Key here is a future together so the first thing a couple does is figure out what they want in life. What are their dreams? Goals are dreams with a deadline! Dreams for most grown-ups have a financial component to them and so in order to achieve those dreams you need to plan your finances.

The most common goals when you are in your twenties:

  • Pay off school debt
  • Pay off credit card debt
  • Have an emergency fund
  • Buy a house
  • Save for retirement
  • Start a family

Paying off the debt is a no-brainer. The sooner your school debt is manageable the sooner you will qualify for a better mortgage rate. Don’t get caught up in only paying the minimum on your credit card debt. Be aggressive here. Consider this; if your card is charging you 18% interest by paying off the credit card you have, in essence, earned 18% on the money.

Start saving for an emergency fund. It’s not glamorous but you will be so glad you have a rainy day fund.

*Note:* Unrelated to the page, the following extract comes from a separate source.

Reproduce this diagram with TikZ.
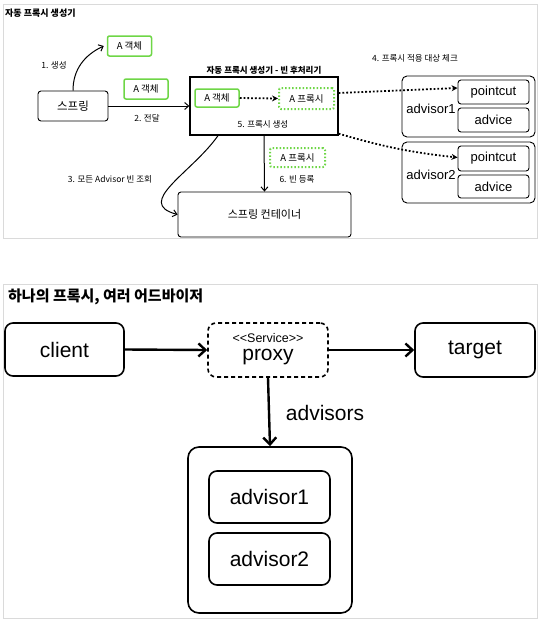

Buying a house. Here it is not so much investing but saving. For many young couples this is a short-term goal to save some dollars for the down payment. Use a savings account or a money market fund for the savings.

Saving for retirement. Even in your 20s, this should be your number one goal. If you are under 30 and start to save for retirement, you have over 35 years to save and invest to reach this goal. And the earlier you start the less money you actually need to contribute to be millionaires.

Here you both should be investing in the retirement plans at work and if your employer does not offer one consider using a Roth IRA. If you both contribute $2,000 annually to a retirement plan and we assume an 8% return you would each have $500,000, $1 million together. If you can contribute $3,000 each you could accumulate $1.5 million with the above scenario.

With a time horizon of over 30 years you can be more aggressive and you could actually consider a 100% stock portfolio for your retirement goals. This is a very aggressive strategy and may have you losing sleep especially in today’s market environment. Can’t stomach the volatility? Decrease the stock percentage by 30% and add a short-term bond mutual fund or a bond index fund.